» **WORK TO COMPLETE**
Return the material exactly as supplied, apart from the pictures, which are omitted.

——

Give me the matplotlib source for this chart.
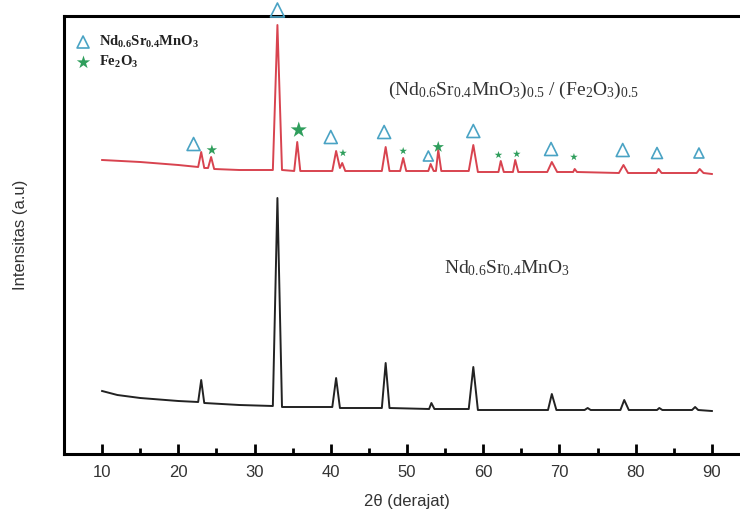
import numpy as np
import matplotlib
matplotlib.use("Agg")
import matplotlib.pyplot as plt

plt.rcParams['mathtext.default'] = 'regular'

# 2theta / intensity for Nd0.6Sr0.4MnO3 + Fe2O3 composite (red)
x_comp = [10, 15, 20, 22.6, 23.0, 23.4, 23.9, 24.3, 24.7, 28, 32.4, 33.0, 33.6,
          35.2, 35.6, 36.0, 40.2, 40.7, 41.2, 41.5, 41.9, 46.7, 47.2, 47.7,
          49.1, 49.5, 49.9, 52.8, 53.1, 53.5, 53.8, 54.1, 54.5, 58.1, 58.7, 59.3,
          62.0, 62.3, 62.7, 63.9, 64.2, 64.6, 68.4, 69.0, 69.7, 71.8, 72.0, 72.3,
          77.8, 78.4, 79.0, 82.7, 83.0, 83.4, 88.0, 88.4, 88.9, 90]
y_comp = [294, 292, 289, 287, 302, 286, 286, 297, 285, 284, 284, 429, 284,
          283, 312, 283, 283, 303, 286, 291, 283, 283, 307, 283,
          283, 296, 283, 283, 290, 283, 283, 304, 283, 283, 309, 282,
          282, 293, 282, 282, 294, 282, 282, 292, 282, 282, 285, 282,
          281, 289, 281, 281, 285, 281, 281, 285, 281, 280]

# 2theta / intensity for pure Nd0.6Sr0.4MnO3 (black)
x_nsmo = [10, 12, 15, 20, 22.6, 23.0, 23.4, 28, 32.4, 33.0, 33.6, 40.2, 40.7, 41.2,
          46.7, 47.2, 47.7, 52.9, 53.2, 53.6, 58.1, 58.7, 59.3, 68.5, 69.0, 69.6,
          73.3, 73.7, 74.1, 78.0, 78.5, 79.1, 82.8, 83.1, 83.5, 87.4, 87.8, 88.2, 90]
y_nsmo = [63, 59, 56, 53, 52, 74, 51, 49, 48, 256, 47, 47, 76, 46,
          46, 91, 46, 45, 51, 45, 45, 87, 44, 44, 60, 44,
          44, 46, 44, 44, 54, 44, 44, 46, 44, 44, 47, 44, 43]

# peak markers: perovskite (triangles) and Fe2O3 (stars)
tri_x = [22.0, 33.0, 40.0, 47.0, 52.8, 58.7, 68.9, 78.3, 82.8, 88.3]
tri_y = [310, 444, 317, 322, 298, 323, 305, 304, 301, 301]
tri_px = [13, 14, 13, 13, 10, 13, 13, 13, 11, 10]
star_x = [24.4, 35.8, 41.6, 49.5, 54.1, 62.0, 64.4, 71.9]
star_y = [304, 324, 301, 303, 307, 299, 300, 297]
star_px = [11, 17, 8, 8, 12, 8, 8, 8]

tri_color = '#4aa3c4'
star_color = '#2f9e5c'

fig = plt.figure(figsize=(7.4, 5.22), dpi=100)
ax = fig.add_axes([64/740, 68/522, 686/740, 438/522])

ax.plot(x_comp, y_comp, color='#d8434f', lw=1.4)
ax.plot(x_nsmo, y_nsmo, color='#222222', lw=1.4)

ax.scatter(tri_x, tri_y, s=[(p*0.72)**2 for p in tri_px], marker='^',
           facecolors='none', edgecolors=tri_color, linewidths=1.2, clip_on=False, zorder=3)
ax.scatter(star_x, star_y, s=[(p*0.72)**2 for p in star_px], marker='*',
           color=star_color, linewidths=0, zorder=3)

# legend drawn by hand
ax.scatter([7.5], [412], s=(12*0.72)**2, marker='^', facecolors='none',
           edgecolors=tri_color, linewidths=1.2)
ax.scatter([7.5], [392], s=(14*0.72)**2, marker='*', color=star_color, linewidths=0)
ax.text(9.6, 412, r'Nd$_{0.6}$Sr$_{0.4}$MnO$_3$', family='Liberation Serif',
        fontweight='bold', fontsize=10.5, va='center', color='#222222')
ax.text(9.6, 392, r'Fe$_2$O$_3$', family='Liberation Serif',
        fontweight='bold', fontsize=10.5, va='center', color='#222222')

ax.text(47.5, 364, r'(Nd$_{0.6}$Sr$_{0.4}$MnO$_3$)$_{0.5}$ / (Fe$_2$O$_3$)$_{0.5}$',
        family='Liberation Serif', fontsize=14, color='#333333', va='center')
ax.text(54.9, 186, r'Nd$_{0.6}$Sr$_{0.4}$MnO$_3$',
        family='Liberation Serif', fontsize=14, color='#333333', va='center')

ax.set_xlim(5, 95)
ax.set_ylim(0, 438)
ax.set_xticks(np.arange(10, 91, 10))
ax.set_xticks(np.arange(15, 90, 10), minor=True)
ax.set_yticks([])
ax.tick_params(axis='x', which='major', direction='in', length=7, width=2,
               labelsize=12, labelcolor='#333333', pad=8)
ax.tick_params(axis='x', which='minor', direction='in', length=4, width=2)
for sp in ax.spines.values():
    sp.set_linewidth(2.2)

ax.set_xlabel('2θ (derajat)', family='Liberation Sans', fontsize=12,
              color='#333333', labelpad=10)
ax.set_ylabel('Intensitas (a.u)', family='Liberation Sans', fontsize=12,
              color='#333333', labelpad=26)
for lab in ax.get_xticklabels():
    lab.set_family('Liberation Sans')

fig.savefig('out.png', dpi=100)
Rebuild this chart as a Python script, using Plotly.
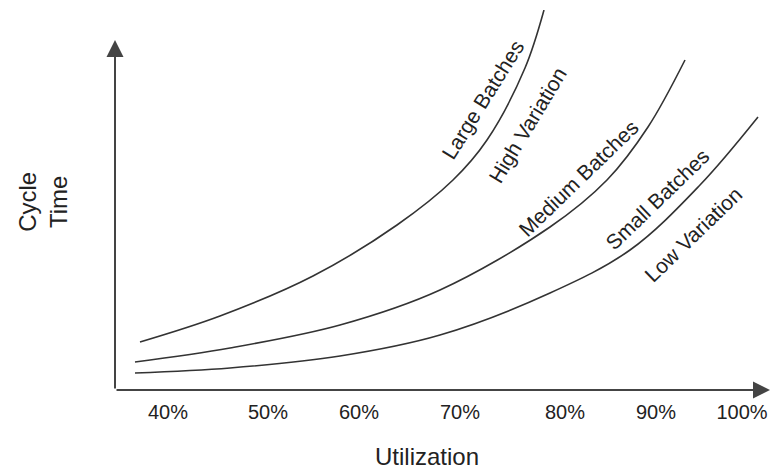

——

» **FINISHED EXERCISE**
Give me the matplotlib source for this chart.
import numpy as np
import matplotlib
matplotlib.use("Agg")
import matplotlib.pyplot as plt

plt.rcParams['mathtext.default'] = 'regular'

# 2theta / intensity for Nd0.6Sr0.4MnO3 + Fe2O3 composite (red)
x_comp = [10, 15, 20, 22.6, 23.0, 23.4, 23.9, 24.3, 24.7, 28, 32.4, 33.0, 33.6,
          35.2, 35.6, 36.0, 40.2, 40.7, 41.2, 41.5, 41.9, 46.7, 47.2, 47.7,
          49.1, 49.5, 49.9, 52.8, 53.1, 53.5, 53.8, 54.1, 54.5, 58.1, 58.7, 59.3,
          62.0, 62.3, 62.7, 63.9, 64.2, 64.6, 68.4, 69.0, 69.7, 71.8, 72.0, 72.3,
          77.8, 78.4, 79.0, 82.7, 83.0, 83.4, 88.0, 88.4, 88.9, 90]
y_comp = [294, 292, 289, 287, 302, 286, 286, 297, 285, 284, 284, 429, 284,
          283, 312, 283, 283, 303, 286, 291, 283, 283, 307, 283,
          283, 296, 283, 283, 290, 283, 283, 304, 283, 283, 309, 282,
          282, 293, 282, 282, 294, 282, 282, 292, 282, 282, 285, 282,
          281, 289, 281, 281, 285, 281, 281, 285, 281, 280]

# 2theta / intensity for pure Nd0.6Sr0.4MnO3 (black)
x_nsmo = [10, 12, 15, 20, 22.6, 23.0, 23.4, 28, 32.4, 33.0, 33.6, 40.2, 40.7, 41.2,
          46.7, 47.2, 47.7, 52.9, 53.2, 53.6, 58.1, 58.7, 59.3, 68.5, 69.0, 69.6,
          73.3, 73.7, 74.1, 78.0, 78.5, 79.1, 82.8, 83.1, 83.5, 87.4, 87.8, 88.2, 90]
y_nsmo = [63, 59, 56, 53, 52, 74, 51, 49, 48, 256, 47, 47, 76, 46,
          46, 91, 46, 45, 51, 45, 45, 87, 44, 44, 60, 44,
          44, 46, 44, 44, 54, 44, 44, 46, 44, 44, 47, 44, 43]

# peak markers: perovskite (triangles) and Fe2O3 (stars)
tri_x = [22.0, 33.0, 40.0, 47.0, 52.8, 58.7, 68.9, 78.3, 82.8, 88.3]
tri_y = [310, 444, 317, 322, 298, 323, 305, 304, 301, 301]
tri_px = [13, 14, 13, 13, 10, 13, 13, 13, 11, 10]
star_x = [24.4, 35.8, 41.6, 49.5, 54.1, 62.0, 64.4, 71.9]
star_y = [304, 324, 301, 303, 307, 299, 300, 297]
star_px = [11, 17, 8, 8, 12, 8, 8, 8]

tri_color = '#4aa3c4'
star_color = '#2f9e5c'

fig = plt.figure(figsize=(7.4, 5.22), dpi=100)
ax = fig.add_axes([64/740, 68/522, 686/740, 438/522])

ax.plot(x_comp, y_comp, color='#d8434f', lw=1.4)
ax.plot(x_nsmo, y_nsmo, color='#222222', lw=1.4)

ax.scatter(tri_x, tri_y, s=[(p*0.72)**2 for p in tri_px], marker='^',
           facecolors='none', edgecolors=tri_color, linewidths=1.2, clip_on=False, zorder=3)
ax.scatter(star_x, star_y, s=[(p*0.72)**2 for p in star_px], marker='*',
           color=star_color, linewidths=0, zorder=3)

# legend drawn by hand
ax.scatter([7.5], [412], s=(12*0.72)**2, marker='^', facecolors='none',
           edgecolors=tri_color, linewidths=1.2)
ax.scatter([7.5], [392], s=(14*0.72)**2, marker='*', color=star_color, linewidths=0)
ax.text(9.6, 412, r'Nd$_{0.6}$Sr$_{0.4}$MnO$_3$', family='Liberation Serif',
        fontweight='bold', fontsize=10.5, va='center', color='#222222')
ax.text(9.6, 392, r'Fe$_2$O$_3$', family='Liberation Serif',
        fontweight='bold', fontsize=10.5, va='center', color='#222222')

ax.text(47.5, 364, r'(Nd$_{0.6}$Sr$_{0.4}$MnO$_3$)$_{0.5}$ / (Fe$_2$O$_3$)$_{0.5}$',
        family='Liberation Serif', fontsize=14, color='#333333', va='center')
ax.text(54.9, 186, r'Nd$_{0.6}$Sr$_{0.4}$MnO$_3$',
        family='Liberation Serif', fontsize=14, color='#333333', va='center')

ax.set_xlim(5, 95)
ax.set_ylim(0, 438)
ax.set_xticks(np.arange(10, 91, 10))
ax.set_xticks(np.arange(15, 90, 10), minor=True)
ax.set_yticks([])
ax.tick_params(axis='x', which='major', direction='in', length=7, width=2,
               labelsize=12, labelcolor='#333333', pad=8)
ax.tick_params(axis='x', which='minor', direction='in', length=4, width=2)
for sp in ax.spines.values():
    sp.set_linewidth(2.2)

ax.set_xlabel('2θ (derajat)', family='Liberation Sans', fontsize=12,
              color='#333333', labelpad=10)
ax.set_ylabel('Intensitas (a.u)', family='Liberation Sans', fontsize=12,
              color='#333333', labelpad=26)
for lab in ax.get_xticklabels():
    lab.set_family('Liberation Sans')

fig.savefig('out.png', dpi=100)
Rebuild this chart as a Python script, using Plotly.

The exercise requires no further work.